Think of the "modeling drill-down" effect, sir.
First, a new paint line would have to be usable to the guy producing it, if he is also an active modeler.
That means for me, it can't be an Enamel, Lacquer, Acrylic Alcohol, Acrylic Enamel or Acrylic Lacquer.
You have been around online long enough to know that there is some resistance to truly water based Acrylics in plastic modeling. And even when questions are asked by people using them, it is common to see answers about thinning that use the very chemicals that we tried to avoid when we made the "Aqueous choice."

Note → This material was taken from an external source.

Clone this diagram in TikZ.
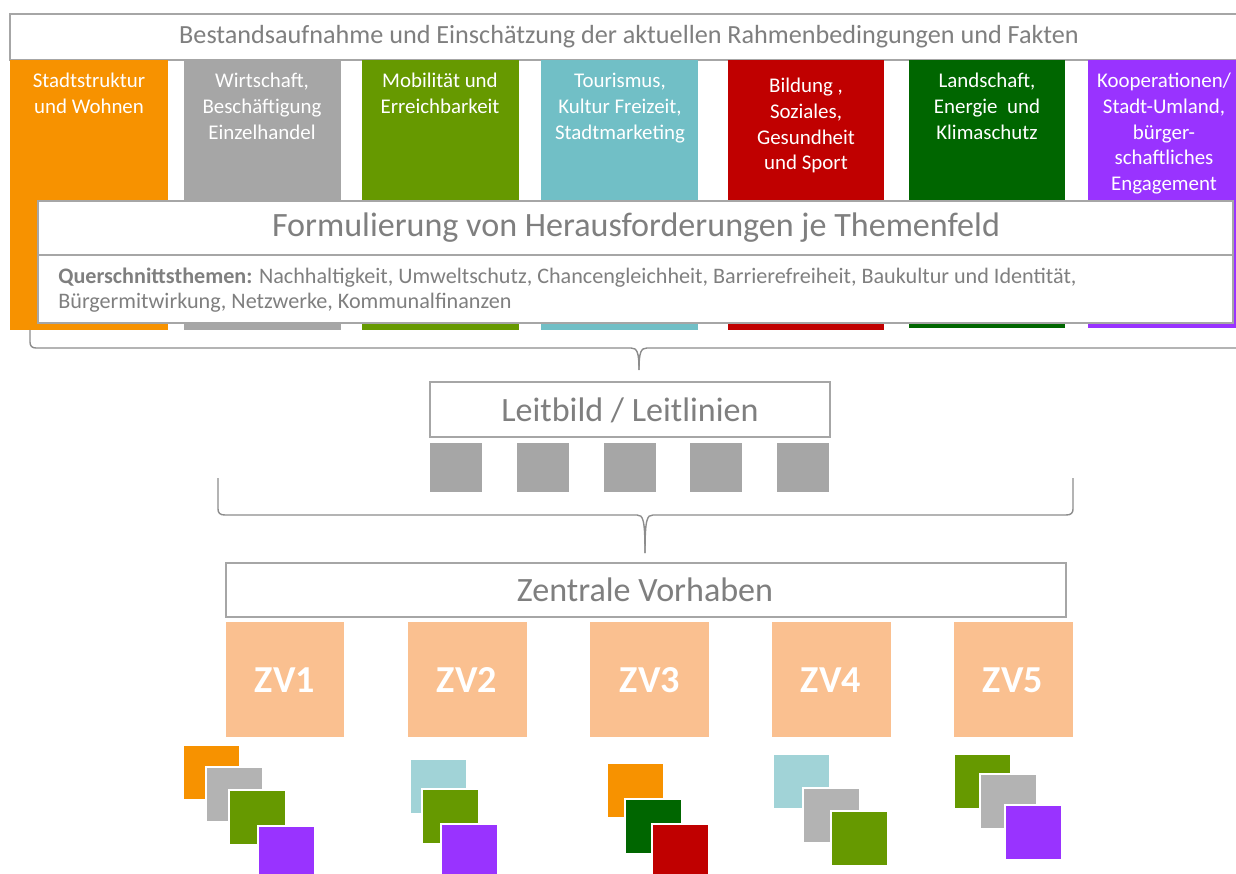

Okay, that shrinks the customer base as to the paint type. Now, how about the colors themselves? Too many modelers believe in the "x1234" concept, and believe that it was always in place. That means either do inaccurate colors in the hopes of getting sales,,,,,or do accurate colors for the time periods, and watch the paint gather dust on the shelves.
I also don't know and don't pretend to know what is needed to do British, Japanese, Luftwaffe, etc, etc, colors. And a paint line would have to include those colors, or ignore a large segment of the possible customers in the hobby.
What I AM going to do is provide a method of getting "Free" FS matched paint chips, letting the modeler actually see "my" matches before he does them. This all got compiled by accident, in my own search for paints and colors that I could use in the same room as Anne is sitting.
All a person would have to do is look at the page, actually see the paint chip from the bottle sitting right up against the chip from the standard, and then decide if I actually made a visual match or not. Then, if I carefully only use paint ranges that are easy to get, he buys the bottle of paint from his favorite vendor. After he makes his own chip from that, he has the bottle of paint to use on his models, even if he only ever uses it for hand brush detail painting,,,,,,,,the paint chip is "free" to him, for only the cost of a card and white label to paint on. Then, if he wants to model on, with Lacquer, Enamel or any of the Acrylic formulae out there, he has a way to judge his paint's accuracy.
This takes the whole "trust me, it is a good match" deal right out of the process,,,,,the guy is trusting his own eyes, not just reading a table of numbers. It takes out that "monitor variance" thing, too, since the chips are in the same photo.
As I said, this came about by accident, the same way as the Squadron research happened. I figure I might as well do something with all of these chips of paints bought as "internet table matches",,,,that didn't actually match when taken out of the bottles.